Data to process:
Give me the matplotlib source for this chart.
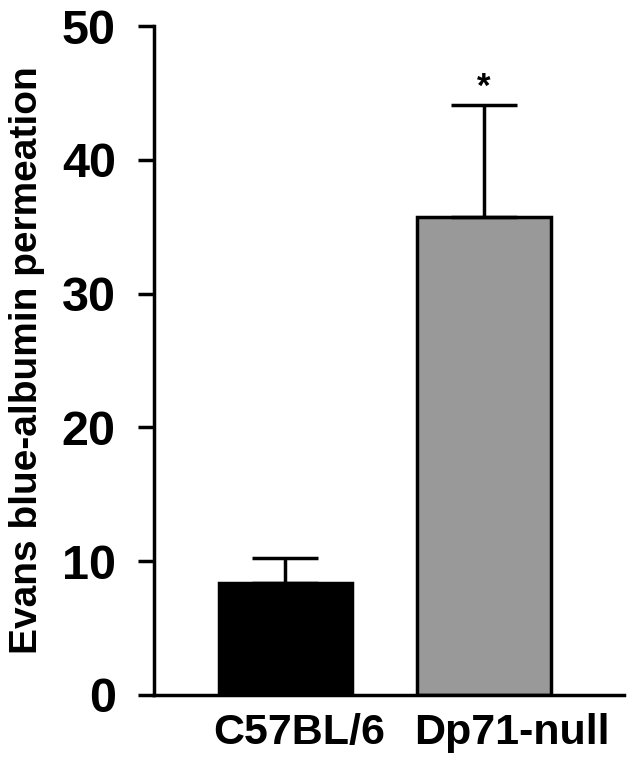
import matplotlib
matplotlib.use("Agg")
import matplotlib.pyplot as plt

# values
groups = ["C57BL/6", "Dp71-null"]
means = [8.35, 35.7]
sem = [1.9, 8.4]
bar_colors = ["black", "#999999"]
yticks = [0, 10, 20, 30, 40, 50]

plt.rcParams["font.family"] = ["Liberation Sans", "DejaVu Sans"]
plt.rcParams["font.weight"] = "bold"

fig = plt.figure(figsize=(6.36, 7.68), dpi=100)
ax = fig.add_axes([154 / 636, 1 - 695 / 768, (624 - 154) / 636, (695 - 26) / 768])

x = list(range(len(groups)))
ax.bar(x, means, width=0.67, color=bar_colors, edgecolor="black", linewidth=2.5)
ax.errorbar(x, means, yerr=[[0, 0], sem], fmt="none", ecolor="black",
            elinewidth=2.5, capsize=24, capthick=2.5)

# significance marker
ax.text(x[1], means[1] + sem[1] + 0.6, "*", ha="center", va="baseline",
        fontsize=25, fontweight="bold")

ax.set_xlim(-0.662, 1.705)
ax.set_ylim(0, 50)
ax.set_yticks(yticks)
# group labels sit a bit right of the bar centres in the original
label_shift = [0.07, 0.14]
ax.set_xticks([xi + d for xi, d in zip(x, label_shift)])
ax.set_xticklabels(groups, fontsize=31, fontweight="bold")
ax.set_ylabel("Evans blue-albumin permeation", fontsize=28, fontweight="bold",
              labelpad=12)

for s in ["top", "right"]:
    ax.spines[s].set_visible(False)
for s in ["left", "bottom"]:
    ax.spines[s].set_linewidth(2.5)

ax.tick_params(axis="y", length=11.5, width=2.5, pad=16, labelsize=35)
ax.tick_params(axis="x", length=0, pad=13)
for lbl in ax.get_yticklabels():
    lbl.set_fontweight("bold")

fig.savefig("out.png", dpi=100)
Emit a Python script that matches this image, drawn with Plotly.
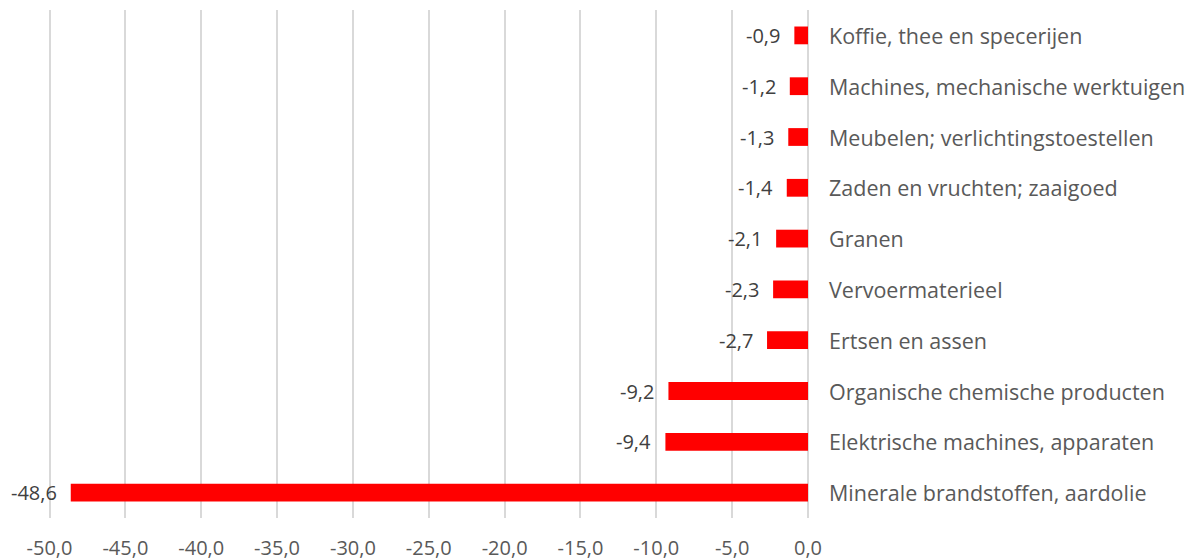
import plotly.graph_objects as go

categories = [
    "Minerale brandstoffen, aardolie",
    "Elektrische machines, apparaten",
    "Organische chemische producten",
    "Ertsen en assen",
    "Vervoermaterieel",
    "Granen",
    "Zaden en vruchten; zaaigoed",
    "Meubelen; verlichtingstoestellen",
    "Machines, mechanische werktuigen",
    "Koffie, thee en specerijen",
]
values = [-48.6, -9.4, -9.2, -2.7, -2.3, -2.1, -1.4, -1.3, -1.2, -0.9]
tick_vals = [-50, -45, -40, -35, -30, -25, -20, -15, -10, -5, 0]

FONT = "Open Sans"
TXT = "#404040"
CAT = "#595959"

labels = [f"{v:.1f}".replace(".", ",") for v in values]
tick_text = [f"{v:.1f}".replace(".", ",") for v in tick_vals]

fig = go.Figure(go.Bar(
    x=values, y=categories, orientation="h",
    marker=dict(color="#FF0000", line=dict(width=0)),
    hoverinfo="skip",
))

for c, v, t in zip(categories, values, labels):
    fig.add_annotation(x=0, y=c, xref="x", yref="y", text=c, showarrow=False,
                       xanchor="left", xshift=19,
                       font=dict(family=FONT, size=21.5, color=CAT))
    fig.add_annotation(x=v, y=c, xref="x", yref="y", text=t, showarrow=False,
                       xanchor="right", xshift=-12,
                       font=dict(family=FONT, size=20, color=TXT))

# page body has an 8px default margin; size the figure to fill the 1195x560 view
fig.update_layout(
    width=1187, height=552,
    margin=dict(l=40, r=387, t=2, b=42),
    paper_bgcolor="white", plot_bgcolor="white",
    bargap=0.65, showlegend=False,
    font=dict(family=FONT, size=20, color=TXT),
)
fig.update_xaxes(range=[-50.1, 0], tickvals=tick_vals, ticktext=tick_text,
                 automargin=False, layer="below traces",
                 showgrid=True, gridcolor="#D9D9D9", gridwidth=2,
                 zeroline=True, zerolinecolor="#D9D9D9", zerolinewidth=2,
                 showline=False,
                 ticks="outside", ticklen=12, tickcolor="rgba(0,0,0,0)",
                 tickfont=dict(family=FONT, size=20, color=CAT))
fig.update_yaxes(showticklabels=False, showgrid=False, zeroline=False, showline=False,
                 automargin=False, range=[-0.5, 9.5])

fig.write_html("out.html")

Aim of the exercise: Start at the first line of the records and write out everything up to and including the line containing "ax = fig.add_axes([154". No pictures.

Finished exercise:
Give me the matplotlib source for this chart.
import matplotlib
matplotlib.use("Agg")
import matplotlib.pyplot as plt

# values
groups = ["C57BL/6", "Dp71-null"]
means = [8.35, 35.7]
sem = [1.9, 8.4]
bar_colors = ["black", "#999999"]
yticks = [0, 10, 20, 30, 40, 50]

plt.rcParams["font.family"] = ["Liberation Sans", "DejaVu Sans"]
plt.rcParams["font.weight"] = "bold"

fig = plt.figure(figsize=(6.36, 7.68), dpi=100)
ax = fig.add_axes([154 / 636, 1 - 695 / 768, (624 - 154) / 636, (695 - 26) / 768])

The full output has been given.